Directions
Find the lines that hold the word "this" and return them.

The records
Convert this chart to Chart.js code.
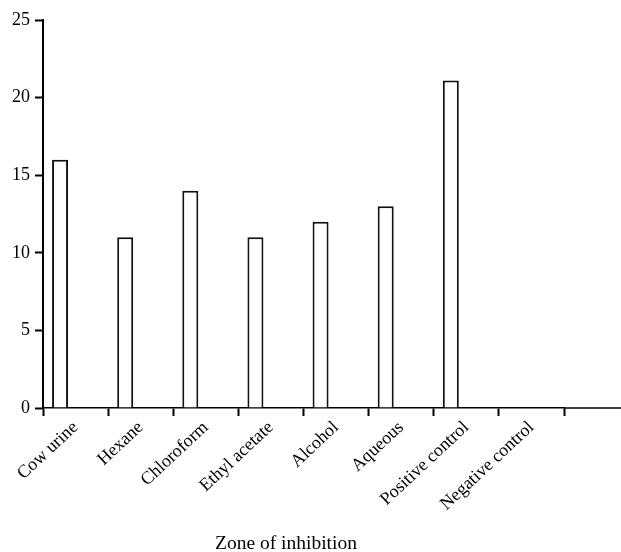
--
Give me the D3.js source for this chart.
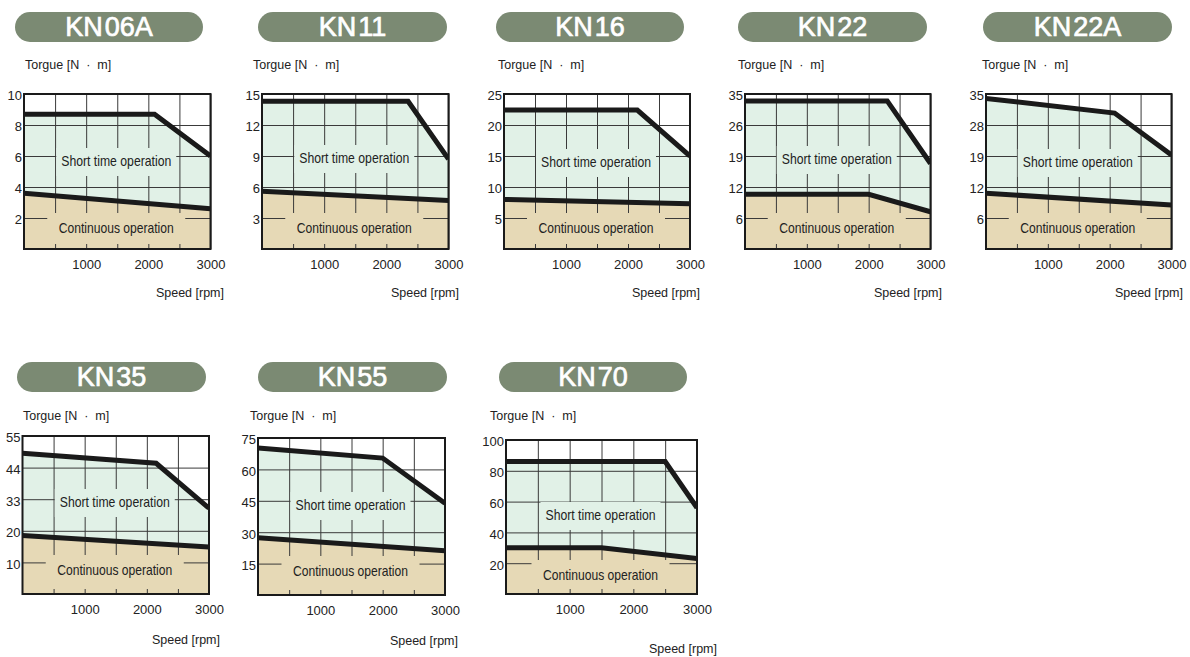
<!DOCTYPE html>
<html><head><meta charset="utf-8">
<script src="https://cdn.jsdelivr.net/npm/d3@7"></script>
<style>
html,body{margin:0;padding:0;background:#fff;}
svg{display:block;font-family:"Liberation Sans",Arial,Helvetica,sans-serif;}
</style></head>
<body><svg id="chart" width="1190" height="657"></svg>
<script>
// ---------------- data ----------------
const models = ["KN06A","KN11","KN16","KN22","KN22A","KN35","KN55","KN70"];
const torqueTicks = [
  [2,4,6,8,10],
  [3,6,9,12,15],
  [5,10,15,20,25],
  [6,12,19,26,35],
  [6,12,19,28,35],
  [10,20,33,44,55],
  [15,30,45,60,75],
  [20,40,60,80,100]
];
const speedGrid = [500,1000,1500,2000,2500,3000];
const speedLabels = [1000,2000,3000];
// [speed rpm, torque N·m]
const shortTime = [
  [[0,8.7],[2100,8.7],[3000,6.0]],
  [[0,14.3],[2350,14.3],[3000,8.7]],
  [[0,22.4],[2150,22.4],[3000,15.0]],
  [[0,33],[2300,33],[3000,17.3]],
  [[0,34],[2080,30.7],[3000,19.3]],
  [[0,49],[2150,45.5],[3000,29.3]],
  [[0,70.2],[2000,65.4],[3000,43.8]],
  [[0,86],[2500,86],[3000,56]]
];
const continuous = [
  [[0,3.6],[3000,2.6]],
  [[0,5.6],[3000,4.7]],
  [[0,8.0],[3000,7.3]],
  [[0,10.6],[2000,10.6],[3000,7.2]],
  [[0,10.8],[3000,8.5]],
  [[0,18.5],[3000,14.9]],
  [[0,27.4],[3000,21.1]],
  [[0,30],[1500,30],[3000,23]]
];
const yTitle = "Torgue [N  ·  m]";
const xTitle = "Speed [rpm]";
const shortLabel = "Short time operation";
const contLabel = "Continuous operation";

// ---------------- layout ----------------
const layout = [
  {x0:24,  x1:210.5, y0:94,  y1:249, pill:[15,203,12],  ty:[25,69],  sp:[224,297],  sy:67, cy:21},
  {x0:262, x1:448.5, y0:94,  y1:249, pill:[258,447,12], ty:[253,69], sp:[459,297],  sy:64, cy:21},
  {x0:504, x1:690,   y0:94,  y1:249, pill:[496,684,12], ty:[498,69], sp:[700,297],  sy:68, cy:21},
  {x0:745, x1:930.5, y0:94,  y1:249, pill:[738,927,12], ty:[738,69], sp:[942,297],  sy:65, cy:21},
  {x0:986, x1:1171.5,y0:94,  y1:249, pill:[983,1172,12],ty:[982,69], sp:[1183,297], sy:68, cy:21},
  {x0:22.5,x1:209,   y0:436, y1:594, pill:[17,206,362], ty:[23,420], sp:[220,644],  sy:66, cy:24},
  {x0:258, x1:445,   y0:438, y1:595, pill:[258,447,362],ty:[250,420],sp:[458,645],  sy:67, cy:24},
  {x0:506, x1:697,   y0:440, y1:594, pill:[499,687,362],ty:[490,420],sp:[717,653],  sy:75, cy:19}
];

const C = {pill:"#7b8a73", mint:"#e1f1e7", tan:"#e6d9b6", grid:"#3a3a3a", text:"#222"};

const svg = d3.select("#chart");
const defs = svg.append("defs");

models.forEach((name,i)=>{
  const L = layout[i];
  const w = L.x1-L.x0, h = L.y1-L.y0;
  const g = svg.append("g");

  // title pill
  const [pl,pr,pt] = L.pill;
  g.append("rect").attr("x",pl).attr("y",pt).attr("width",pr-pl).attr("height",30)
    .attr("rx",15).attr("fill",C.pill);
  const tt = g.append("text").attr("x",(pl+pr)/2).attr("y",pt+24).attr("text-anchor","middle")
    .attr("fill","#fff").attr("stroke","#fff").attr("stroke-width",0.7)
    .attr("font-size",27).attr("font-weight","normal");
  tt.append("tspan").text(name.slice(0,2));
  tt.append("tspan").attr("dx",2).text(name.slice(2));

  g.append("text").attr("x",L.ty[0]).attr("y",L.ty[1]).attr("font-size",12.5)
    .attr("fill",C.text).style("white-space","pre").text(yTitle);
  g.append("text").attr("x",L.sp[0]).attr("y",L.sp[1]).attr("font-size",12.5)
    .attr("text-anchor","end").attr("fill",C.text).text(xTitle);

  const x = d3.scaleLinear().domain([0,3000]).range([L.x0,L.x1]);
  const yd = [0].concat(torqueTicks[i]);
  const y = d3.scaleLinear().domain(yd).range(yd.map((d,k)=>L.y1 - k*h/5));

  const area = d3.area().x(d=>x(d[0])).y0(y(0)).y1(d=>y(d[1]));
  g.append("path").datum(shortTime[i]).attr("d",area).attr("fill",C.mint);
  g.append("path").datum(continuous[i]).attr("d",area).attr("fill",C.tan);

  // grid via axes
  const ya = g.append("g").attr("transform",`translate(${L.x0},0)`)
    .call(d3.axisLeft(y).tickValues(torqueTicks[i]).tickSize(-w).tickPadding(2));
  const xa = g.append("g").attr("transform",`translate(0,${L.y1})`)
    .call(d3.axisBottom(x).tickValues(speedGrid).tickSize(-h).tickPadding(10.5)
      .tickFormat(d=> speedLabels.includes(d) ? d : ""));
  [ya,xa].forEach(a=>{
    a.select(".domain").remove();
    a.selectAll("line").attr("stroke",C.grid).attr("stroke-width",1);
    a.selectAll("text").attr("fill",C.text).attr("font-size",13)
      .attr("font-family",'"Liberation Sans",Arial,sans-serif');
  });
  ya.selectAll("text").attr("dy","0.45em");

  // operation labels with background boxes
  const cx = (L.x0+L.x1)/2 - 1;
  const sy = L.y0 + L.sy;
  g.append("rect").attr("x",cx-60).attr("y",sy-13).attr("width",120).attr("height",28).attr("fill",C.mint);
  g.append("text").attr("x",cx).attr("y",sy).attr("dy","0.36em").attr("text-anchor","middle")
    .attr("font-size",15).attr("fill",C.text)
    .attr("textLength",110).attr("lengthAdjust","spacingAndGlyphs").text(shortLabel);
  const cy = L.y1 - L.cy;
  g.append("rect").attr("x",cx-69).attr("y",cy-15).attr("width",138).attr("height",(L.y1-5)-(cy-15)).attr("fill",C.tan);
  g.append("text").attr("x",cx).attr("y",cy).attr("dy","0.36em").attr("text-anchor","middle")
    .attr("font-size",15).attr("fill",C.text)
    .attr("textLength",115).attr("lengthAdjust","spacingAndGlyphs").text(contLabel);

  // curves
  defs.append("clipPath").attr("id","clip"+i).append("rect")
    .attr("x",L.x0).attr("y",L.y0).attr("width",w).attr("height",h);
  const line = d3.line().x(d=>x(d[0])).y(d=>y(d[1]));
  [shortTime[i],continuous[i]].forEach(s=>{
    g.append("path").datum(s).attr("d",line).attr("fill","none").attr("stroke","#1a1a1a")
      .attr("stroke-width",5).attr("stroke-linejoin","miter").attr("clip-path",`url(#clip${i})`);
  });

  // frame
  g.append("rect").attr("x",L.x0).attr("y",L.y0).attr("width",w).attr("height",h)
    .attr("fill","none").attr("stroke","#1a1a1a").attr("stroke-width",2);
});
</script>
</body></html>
...
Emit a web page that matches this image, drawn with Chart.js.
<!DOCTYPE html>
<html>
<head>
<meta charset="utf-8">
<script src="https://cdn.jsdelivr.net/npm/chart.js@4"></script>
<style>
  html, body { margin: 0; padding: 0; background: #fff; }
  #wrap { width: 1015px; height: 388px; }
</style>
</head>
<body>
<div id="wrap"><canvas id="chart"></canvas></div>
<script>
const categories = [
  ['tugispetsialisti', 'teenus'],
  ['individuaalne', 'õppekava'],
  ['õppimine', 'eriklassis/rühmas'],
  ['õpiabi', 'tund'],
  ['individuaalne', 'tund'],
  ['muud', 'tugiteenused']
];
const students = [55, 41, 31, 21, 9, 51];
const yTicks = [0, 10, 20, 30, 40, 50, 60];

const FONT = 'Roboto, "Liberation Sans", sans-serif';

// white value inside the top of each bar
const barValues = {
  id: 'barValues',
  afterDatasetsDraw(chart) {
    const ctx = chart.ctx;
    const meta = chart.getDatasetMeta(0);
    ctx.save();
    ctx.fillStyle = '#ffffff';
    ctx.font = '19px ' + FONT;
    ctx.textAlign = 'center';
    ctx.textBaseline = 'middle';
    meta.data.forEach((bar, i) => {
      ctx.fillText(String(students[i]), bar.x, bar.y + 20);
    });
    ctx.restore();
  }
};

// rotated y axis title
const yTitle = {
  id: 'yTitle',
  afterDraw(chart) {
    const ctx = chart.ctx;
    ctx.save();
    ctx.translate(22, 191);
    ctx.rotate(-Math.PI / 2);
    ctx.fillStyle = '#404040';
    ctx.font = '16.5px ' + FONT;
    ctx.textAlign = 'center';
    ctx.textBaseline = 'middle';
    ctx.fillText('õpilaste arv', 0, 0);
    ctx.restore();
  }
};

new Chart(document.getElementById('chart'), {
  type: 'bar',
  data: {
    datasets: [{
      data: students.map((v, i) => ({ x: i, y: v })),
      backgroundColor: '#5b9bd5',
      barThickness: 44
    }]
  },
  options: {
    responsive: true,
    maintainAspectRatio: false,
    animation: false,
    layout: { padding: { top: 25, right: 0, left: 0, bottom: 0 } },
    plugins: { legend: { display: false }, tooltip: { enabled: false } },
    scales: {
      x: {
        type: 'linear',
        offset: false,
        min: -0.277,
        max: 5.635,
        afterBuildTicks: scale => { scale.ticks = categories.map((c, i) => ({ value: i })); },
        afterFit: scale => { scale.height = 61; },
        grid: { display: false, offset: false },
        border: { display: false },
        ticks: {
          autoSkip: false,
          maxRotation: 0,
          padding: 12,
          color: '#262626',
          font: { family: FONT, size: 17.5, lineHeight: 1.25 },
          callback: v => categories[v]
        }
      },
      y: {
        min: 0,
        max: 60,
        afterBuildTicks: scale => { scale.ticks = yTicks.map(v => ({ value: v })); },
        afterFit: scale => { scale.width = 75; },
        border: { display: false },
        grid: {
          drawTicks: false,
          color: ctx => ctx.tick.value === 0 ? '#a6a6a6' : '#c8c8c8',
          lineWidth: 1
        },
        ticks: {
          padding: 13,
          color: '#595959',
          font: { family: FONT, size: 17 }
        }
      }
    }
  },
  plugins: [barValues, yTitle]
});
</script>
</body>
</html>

Output of the exercise
Convert this chart to Chart.js code.
Give me the D3.js source for this chart.
Emit a web page that matches this image, drawn with Chart.js.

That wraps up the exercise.